# NURBS: Advice for specifying the first derivative at the endpoints of a C2 cubic spline interpolation.

I am working through The NURBS Book by Piegl and Tiller. In the book they give an efficient algorithm for computing the traditional $C^2$ cubic spline for global interpolation of arbitrary data points. However, this algorithm requires that the user specify the first derivative (unit direction and magnitude) at each endpoint.

Obviously this choice can significantly affect the way the curve turns out looking. Is there any "recommended" choice for these first derivatives if we have no prior knowledge of what the data looks like that we are trying to interpolate?
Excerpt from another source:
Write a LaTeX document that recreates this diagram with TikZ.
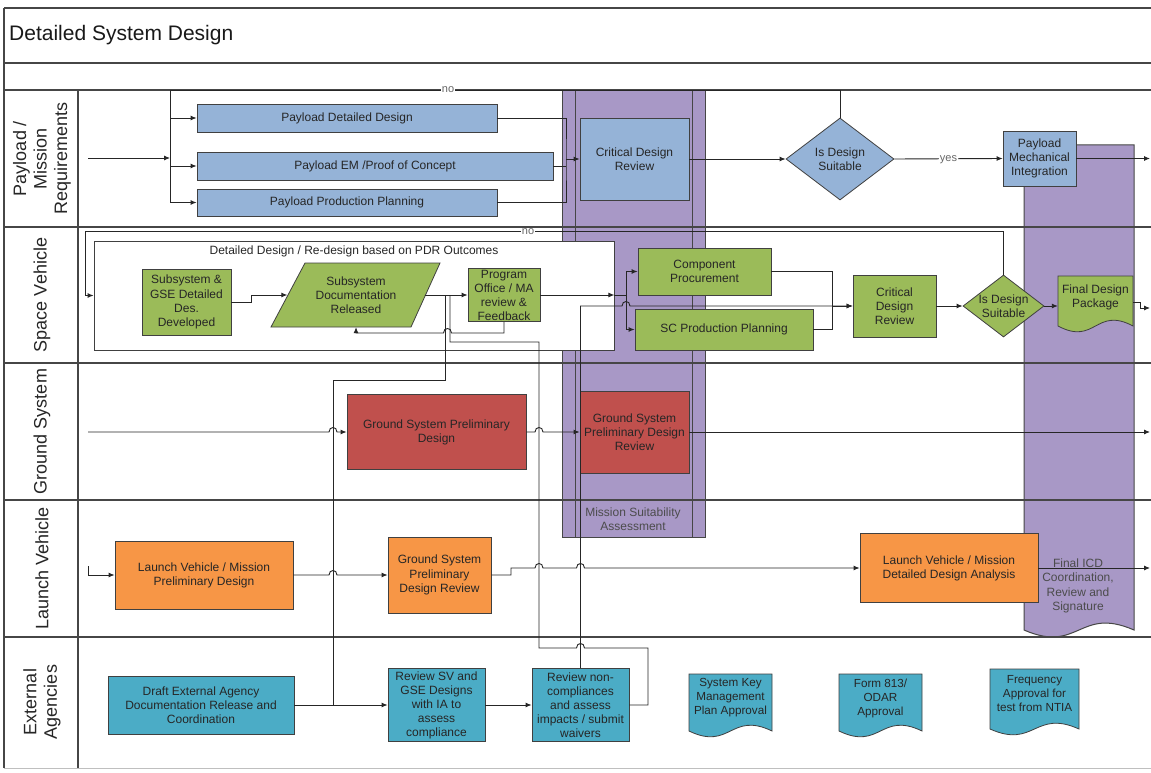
\documentclass[tikz,border=0pt]{standalone}
\usepackage{fontspec}
\setmainfont{Liberation Sans}
\usetikzlibrary{arrows.meta,shapes.geometric,calc}
\definecolor{pblue}{RGB}{149,179,215}
\definecolor{sgreen}{RGB}{155,187,89}
\definecolor{gred}{RGB}{192,80,77}
\definecolor{lorange}{RGB}{247,150,70}
\definecolor{eteal}{RGB}{75,172,198}
\definecolor{bandc}{RGB}{168,152,198}
\definecolor{lanec}{RGB}{70,70,70}
\newcommand\docshape[6]{%
  \pgfmathsetmacro\dmid{(#2+#4)/2}%
  \filldraw[#1] (#2,#3) -- (#4,#3) -- (#4,#5) .. controls (\dmid,#5-#6) and (\dmid,#5+#6) .. (#2,#5) -- cycle;}
\begin{document}
\begin{tikzpicture}[x=1pt,y=-1pt,
  box/.style={draw=black!75, line width=0.8pt, inner sep=1pt, align=center, font=\fontsize{12}{14.2}\selectfont, text=black!85},
  bb/.style={box, fill=pblue},
  gb/.style={box, fill=sgreen},
  rb/.style={box, fill=gred},
  ob/.style={box, fill=lorange},
  tb/.style={box, fill=eteal},
  sz/.style 2 args={minimum width=#1pt, minimum height=#2pt},
  ltxt/.style={align=center, font=\fontsize{12}{14}\selectfont, text=black!85, inner sep=0pt},
  dtxt/.style={align=center, font=\fontsize{11.7}{14}\selectfont, text=black!85, inner sep=0pt},
  bandtxt/.style={align=center, font=\fontsize{12}{14.5}\selectfont, text=black!70, inner sep=0pt},
  lanelbl/.style={align=center, font=\fontsize{18}{20.5}\selectfont, text=black!85, inner sep=0pt, rotate=90},
  arr/.style={-{Latex[length=6pt,width=5pt]}, line width=0.9pt, draw=black!85},
  con/.style={line width=0.9pt, draw=black!85},
  lane/.style={line width=1.3pt, draw=lanec},
  lbl/.style={font=\fontsize{11}{12}\selectfont, text=black!60, fill=white, inner xsep=1pt, inner ysep=0pt, text height=6pt, text depth=0pt},
  hopr/.style 2 args={insert path={-- (#1-4,#2) .. controls (#1-4,#2-6) and (#1+4,#2-6) .. (#1+4,#2)}},
  hopl/.style 2 args={insert path={-- (#1+4,#2) .. controls (#1+4,#2-6) and (#1-4,#2-6) .. (#1-4,#2)}},
]
\useasboundingbox (0,0) rectangle (1151,773);
\fill[white] (0,0) rectangle (1151,773);

% phase bands
\filldraw[fill=bandc, draw=lanec, line width=1pt] (562,90) rectangle (705,537);
\draw[lanec, line width=1pt] (575,90) -- (575,537) (692,90) -- (692,537);
\node[bandtxt] (msa) at (633,519) {Mission Suitability\\Assessment};
\docshape{fill=bandc,draw=lanec,line width=1pt}{1024}{145}{1134}{630}{24}
\node[bandtxt] (ficd) at (1078,586) {Final ICD\\Coordination,\\Review and\\Signature};

% frame and lanes
\draw[lane] (4,8) -- (1151,8);
\draw[lane] (4,8) -- (4,768);
\draw[lane] (4,63) -- (1151,63);
\foreach \yy in {90,227,363,500,637} \draw[lane] (4,\yy) -- (1151,\yy);
\draw[lane] (78,90) -- (78,768);
\draw[black!25, line width=0.8pt] (4,768) -- (1151,768);
\node[anchor=west, font=\fontsize{21}{25}\selectfont, text=black!90, inner sep=0pt] (title) at (9,35) {Detailed System Design};

\node[lanelbl] (l1) at (42,158.5) {Payload /\\Mission\\Requirements};
\node[lanelbl] (l2) at (42,295) {Space Vehicle};
\node[lanelbl] (l3) at (42,431.5) {Ground System};
\node[lanelbl] (l4) at (42,568.5) {Launch Vehicle};
\node[lanelbl] (l5) at (42,702) {External\\Agencies};

% Payload lane
\node[bb, sz={300}{28}] (pdd) at (347,118) {Payload Detailed Design};
\node[bb, sz={356}{28}] (pem) at (375,166) {Payload EM /Proof of Concept};
\node[bb, sz={300}{27}] (ppp) at (347,202.5) {Payload Production Planning};
\node[bb, sz={109}{82}] (cdr1) at (634.5,159) {Critical Design\\Review};
\node[bb, diamond, sz={108}{82}, label={[ltxt]center:{Is Design\\Suitable}}] (dia1) at (840,159) {};
\node[bb, sz={73}{55}] (pmi) at (1039.5,158.5) {Payload\\Mechanical\\Integration};

% Space vehicle lane
\node[draw=black!75, line width=0.8pt, fill=white, sz={520}{109}] (ddbox) at (354,295.5) {};
\node[ltxt] (ddt) at (354,251) {Detailed Design / Re-design based on PDR Outcomes};
\node[gb, sz={89}{66}] (ssg) at (186.5,302) {Subsystem \&\\GSE Detailed\\Des.\\Developed};
\filldraw[fill=sgreen, draw=black!75, line width=0.8pt] (271,327) -- (305,263) -- (440,263) -- (411,327) -- cycle;
\node[ltxt, sz={137}{64}] (sdr) at (356,295) {Subsystem\\Documentation\\Released};
\node[gb, sz={72}{53}, label={[ltxt]center:{Program\\Office / MA\\review \&\\Feedback}}] (po) at (504,295) {};
\node[gb, sz={133}{47}] (cp) at (704.5,271.5) {Component\\Procurement};
\node[gb, sz={178}{41}] (scpp) at (724,329.5) {SC Production Planning};
\node[gb, sz={83}{62}] (cdr2) at (894.5,306) {Critical\\Design\\Review};
\node[gb, diamond, sz={81}{62}, label={[ltxt]center:{Is Design\\Suitable}}] (dia2) at (1003.5,306) {};
\docshape{fill=sgreen,draw=black!75,line width=0.8pt}{1058}{276}{1133}{326}{20}
\node[ltxt, minimum width=75pt] (fdp) at (1095.5,297) {Final Design\\Package};

% Ground lane
\node[rb, sz={179}{75}] (gspd) at (436.5,432) {Ground System Preliminary\\Design};
\node[rb, sz={109}{82}] (gspdr) at (634.5,432) {Ground System\\Preliminary Design\\Review};

% Launch lane
\node[ob, sz={178}{68}] (lvpd) at (204,575) {Launch Vehicle / Mission\\Preliminary Design};
\node[ob, sz={103}{76}] (gspdr2) at (439.5,575) {Ground System\\Preliminary\\Design Review};
\node[ob, sz={178}{69}] (lvdda) at (949,568) {Launch Vehicle / Mission\\Detailed Design Analysis};

% External lane
\node[tb, sz={186}{58}] (draft) at (201,705) {Draft External Agency\\Documentation Release and\\Coordination};
\node[tb, sz={97}{73}, label={[ltxt]center:{Review SV and\\GSE Designs\\with IA to\\assess\\compliance}}] (rsv) at (436.5,705) {};
\node[tb, sz={97}{73}, label={[ltxt]center:{Review non-\\compliances\\and assess\\impacts / submit\\waivers}}] (rnc) at (580.5,705) {};
\docshape{fill=eteal,draw=black!75,line width=0.8pt}{689}{674}{772}{731}{20}
\node[dtxt, minimum width=83pt] (skm) at (730.5,698) {System Key\\Management\\Plan Approval};
\docshape{fill=eteal,draw=black!75,line width=0.8pt}{839}{674}{922}{731}{20}
\node[dtxt, minimum width=83pt] (odar) at (880.5,698) {Form 813/\\ODAR\\Approval};
\docshape{fill=eteal,draw=black!75,line width=0.8pt}{990}{669}{1079}{729}{20}
\node[dtxt, minimum width=89pt] (freq) at (1034.5,694) {Frequency\\Approval for\\test from NTIA};

% ---------- connectors ----------
% payload
\coordinate (pin1) at (88,158);
\coordinate (j1) at (170,158);
\coordinate (nol) at (170,90);
\draw[arr] (pin1) -- (j1);
\draw[con] (dia1.north) |- (nol) -- (ppp.west -| nol);
\node[lbl] (no1) at (448,90) {no};
\draw[arr] (pdd.west -| j1) -- (pdd.west);
\draw[arr] (pem.west -| j1) -- (pem.west);
\draw[arr] (ppp.west -| j1) -- (ppp.west);
\coordinate (jr) at (566,159);
\draw[con] (pdd.east) -| (jr) |- (ppp.east);
\draw[con] (pem.east) -- (pem.east -| jr);
\draw[arr] (jr) -- (cdr1.west);
\draw[arr] (cdr1.east) -- (dia1.west);
\draw[arr] (dia1.east) -- node[lbl] (yes1) {yes} (pmi.west);
\coordinate (out1) at (1150,158.5);
\draw[arr] (pmi.east) -- (out1);

% space vehicle
\coordinate (nol2) at (85,231);
\draw[arr] (dia2.north) |- (nol2) |- (ddbox.west);
\node[lbl] (no2) at (528,231) {no};
\draw[arr] (ssg.east) -- (251,302) -- (251,295) -- (sdr.west);
\draw[arr] (sdr.east) -- (po.west);
\draw[arr] (po.east) -- (po.east -| ddbox.east);
\coordinate (jb) at (626,295);
\draw[con] (po.east -| ddbox.east) -- (jb);
\draw[arr] (jb) |- (cp.west);
\draw[arr] (jb) |- (scpp.west);
\coordinate (jc) at (832,306);
\draw[con] (cp.east) -| (jc) |- (scpp.east);
\draw[arr] (jc) -- (cdr2.west);
\draw[arr] (cdr2.east) -- (dia2.west);
\draw[arr] (dia2.east) -- (dia2.east -| fdp.west);
\coordinate (out2) at (1150,308);
\draw[arr] (1133,302) -- (1140,302) |- (out2);
\draw[arr] (po.south) -- (504,333) [hopl={447.5}{333}] -- (sdr.south |- 0,333) -- (sdr.south);

% cross-lane links
\coordinate (ja) at (445,295);
\coordinate (ja2) at (333,705);
\draw[con] (ja) -- (445,380) -| (ja2);
\coordinate (jbb) at (450,295);
\draw[con] (jbb) -- (450,342) -- (539,342) -- (539,648) [hopr={580.5}{648}] -- (648,648) |- (rnc.east);
\draw[arr] (rnc.north) -- (580.5,306) [hopr={626}{306}] -- (cdr2.west);

% ground
\coordinate (pin3) at (88,432);
\draw[arr] (pin3) [hopr={333}{432}] -- (gspd.west);
\draw[arr] (gspd.east) [hopr={539}{432}] -- (gspdr.west);
\coordinate (out3) at (1150,432);
\draw[arr] (gspdr.east) -- (out3);

% launch
\coordinate (pin4) at (88,566);
\draw[arr] (pin4) |- (lvpd.west);
\draw[arr] (lvpd.east) [hopr={333}{575}] -- (gspdr2.west);
\draw[arr] (gspdr2.east) -- (511,575) -- (511,568) [hopr={539}{568}] [hopr={580.5}{568}] -- (lvdda.west);
\coordinate (out4) at (1150,568);
\draw[arr] (lvdda.east) -- (out4);

% external
\draw[arr] (draft.east) -- (rsv.west);
\draw[arr] (rsv.east) -- (rnc.west);
\end{tikzpicture}
\end{document}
I.e. is there a best choice for a very general interpolating algorithm?

To find a "best" choice, you first have to define "best". It could mean the approach that's easiest to implement, or the one that gives the "best" results, where, again, you have to define the meaning of "best".

Two approaches that work well are the Bessel end condition and the not-a-knot end condition.
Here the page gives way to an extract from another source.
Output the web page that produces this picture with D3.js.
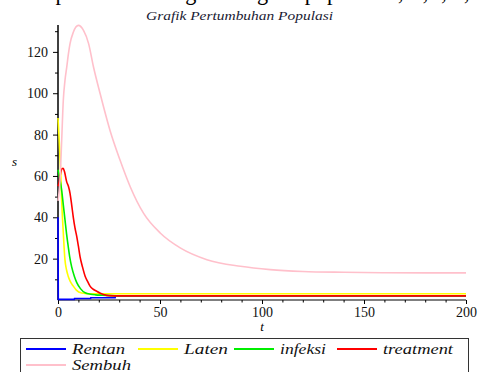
<!DOCTYPE html>
<html><head><meta charset="utf-8">
<script src="https://cdn.jsdelivr.net/npm/d3@7"></script>
<style>body{margin:0;background:#fff}svg{display:block}</style>
</head><body>
<svg id="c" width="478" height="372"></svg>
<script>
const seriesNames = ["Rentan","Laten","infeksi","treatment","Sembuh"];
const seriesColors = ["#0000ff","#ffff00","#00ee00","#ff0000","#ffc0cb"];
const tRentan = [0,0.15,8,8.1,16,16.1,28,28.2,200];
const vRentan = [40,0.3,0.3,0.7,0.7,1.1,1.1,2.0,2.0];
const tLaten = [0,0.5,1,1.4,1.8,2.6,3.4,4.2,5,6,7.5,9,11.6,14,17,20,30,200];
const vLaten = [88,79,68,60,48,32.5,19.5,14.5,11.5,9,6.7,4.8,3.4,3.1,3.0,3.0,3.0,3.0];
const tInfeksi = [0,1,1.8,2.6,3.4,4.2,5,5.8,6.7,8,9.2,11,13.3,16,18.3,22,30,200];
const vInfeksi = [63,58,53,46,39,32,26,20.5,16,11.5,8.4,5.5,3.5,2.8,2.5,2.3,2.0,2.0];
const tTreatment = [0,0.6,1.2,2,2.5,3.2,4.3,5.1,5.9,6.7,7.5,8.3,9.2,10,10.8,12,13.3,14.5,15.7,17.3,19,20.5,22.3,25,30,200];
const vTreatment = [55,57,61,63.5,63.7,62,57,55,51.6,46,40,35,30.7,26,21,16,11.5,9,6.7,5.2,4.2,3.4,2.7,2.1,2.0,2.0];
const tSembuh = [0,1,1.8,2.6,3.4,4.3,5.1,5.9,7.5,10,12.5,15,17.4,20.6,25.5,30.4,35.4,41.9,50.1,59.9,73,89.4,104,120,140,160,180,200];
const vSembuh = [48,58,77,96.6,106,112.7,119,124,129.5,132.8,130.4,124,112.7,100,82,67.7,54.8,42,32.4,25.2,19.5,16.3,14.7,13.8,13.4,13.2,13.1,13.1];
const xTicks = [0,50,100,150,200];
const yTicks = [20,40,60,80,100,120];
const titleText = "Grafik Pertumbuhan Populasi";
const SERIF = "'Liberation Serif','DejaVu Serif',serif";

const svg = d3.select("#c");
const x = d3.scaleLinear().domain([0,200]).range([58,466]);
const y = d3.scaleLinear().domain([0,133]).range([300,25]);

// clipped document text at the very top
svg.append("text").attr("x",-10).attr("y",0)
  .attr("font-family",SERIF).attr("font-size",26)
  .attr("textLength",500).attr("lengthAdjust","spacingAndGlyphs")
  .text("terhadap waktu masing-masing subpopulasi S, E, I, T, R");

svg.append("text").attr("x",146).attr("y",20)
  .attr("font-family",SERIF).attr("font-style","italic")
  .attr("font-size",13).attr("fill","#1a1a33")
  .attr("textLength",187).attr("lengthAdjust","spacingAndGlyphs").text(titleText);

// axes
const xAxis = d3.axisBottom(x).tickValues(xTicks).tickSize(4).tickPadding(3).tickFormat(d3.format("d"));
const gx = svg.append("g").attr("transform","translate(0,300)").call(xAxis);
gx.select(".domain").attr("d","M58,0H466").attr("stroke","#000");
gx.selectAll("text").attr("font-family",SERIF).attr("font-size",14).attr("fill","#111");
svg.append("g").attr("transform","translate(0,300)")
  .call(d3.axisBottom(x).tickValues(d3.range(10,200,10).filter(v=>v%50)).tickSize(2.5).tickFormat(""))
  .select(".domain").remove();

const yAxis = d3.axisLeft(y).tickValues(yTicks).tickSize(5).tickPadding(5);
const gy = svg.append("g").attr("transform","translate(58,0)").call(yAxis);
gy.select(".domain").attr("d","M0,300V25").attr("stroke","#000").attr("stroke-width",1.5);
gy.selectAll("text").attr("font-family",SERIF).attr("font-size",14).attr("fill","#111");
svg.append("g").attr("transform","translate(58,0)")
  .call(d3.axisLeft(y).tickValues([10,30,50,70,90,110,130]).tickSize(3).tickFormat(""))
  .select(".domain").remove();

// series (drawn over axes)
const data = [
  [tRentan,vRentan],[tLaten,vLaten],[tInfeksi,vInfeksi],[tTreatment,vTreatment],[tSembuh,vSembuh]
];
const line = d3.line().x(d=>x(d[0])).y(d=>y(d[1]));
data.forEach((s,i)=>{
  const pts = s[0].map((t,j)=>[t,s[1][j]]);
  svg.append("path").attr("d", line.curve(i===0?d3.curveLinear:d3.curveMonotoneX)(pts))
    .attr("fill","none").attr("stroke",seriesColors[i]).attr("stroke-width",1.6);
});

svg.append("text").attr("x",12).attr("y",166).attr("font-family",SERIF)
  .attr("font-style","italic").attr("font-size",13).text("s");
svg.append("text").attr("x",262).attr("y",331).attr("text-anchor","middle").attr("font-family",SERIF)
  .attr("font-style","italic").attr("font-size",13).text("t");

// legend
svg.append("rect").attr("x",20.5).attr("y",338.5).attr("width",448).attr("height",50)
  .attr("fill","none").attr("stroke","#333");
const legPos = [[26,349,53],[138,349,44],[234,349,46],[337,349,70],[26,365,59]];
seriesNames.forEach((n,i)=>{
  const [lx,ly,tl]=legPos[i];
  svg.append("line").attr("x1",lx).attr("x2",lx+40).attr("y1",ly).attr("y2",ly)
    .attr("stroke",seriesColors[i]).attr("stroke-width",1.8);
  svg.append("text").attr("x",lx+46).attr("y",ly+5).attr("font-family",SERIF)
    .attr("font-style","italic").attr("font-size",15).attr("fill","#111")
    .attr("textLength",tl).attr("lengthAdjust","spacingAndGlyphs").text(n);
});
</script>
</body></html>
The idea of the Bessel end condition is to interpolate the first three data points using a quadratic polynomial (i.e. a parabola). We then use the first derivative at the start of this parabola as the derivative for the start of our cubic spline. The end of the spline is treated similarly.

With the not-a-knot approach, we assume that the first and second cubic segments of the spline join with $C_3$ continuity. This means that these two segments are really just portions of the same cubic, and there is no knot separating them. We do the same with the last two segments. The number of knots is reduced by $2$, so the number of unknown control points in the spline is then equal to the number of data points, so the associated system of linear equations is solvable.

You can find out more by searching for "Bessel end condition" and "not-a-knot end condition".

I think both techniques are covered in the books of Gerald Farin and Carl de Boor. I'm surprised it's not in the Piegl/Tiller book.

You will find many places where they recommend using "natural" end conditions, which means that the second derivatives at the ends of the spline are set to zero. This works, I'm sure, but I have a lot more experience with the other two methods.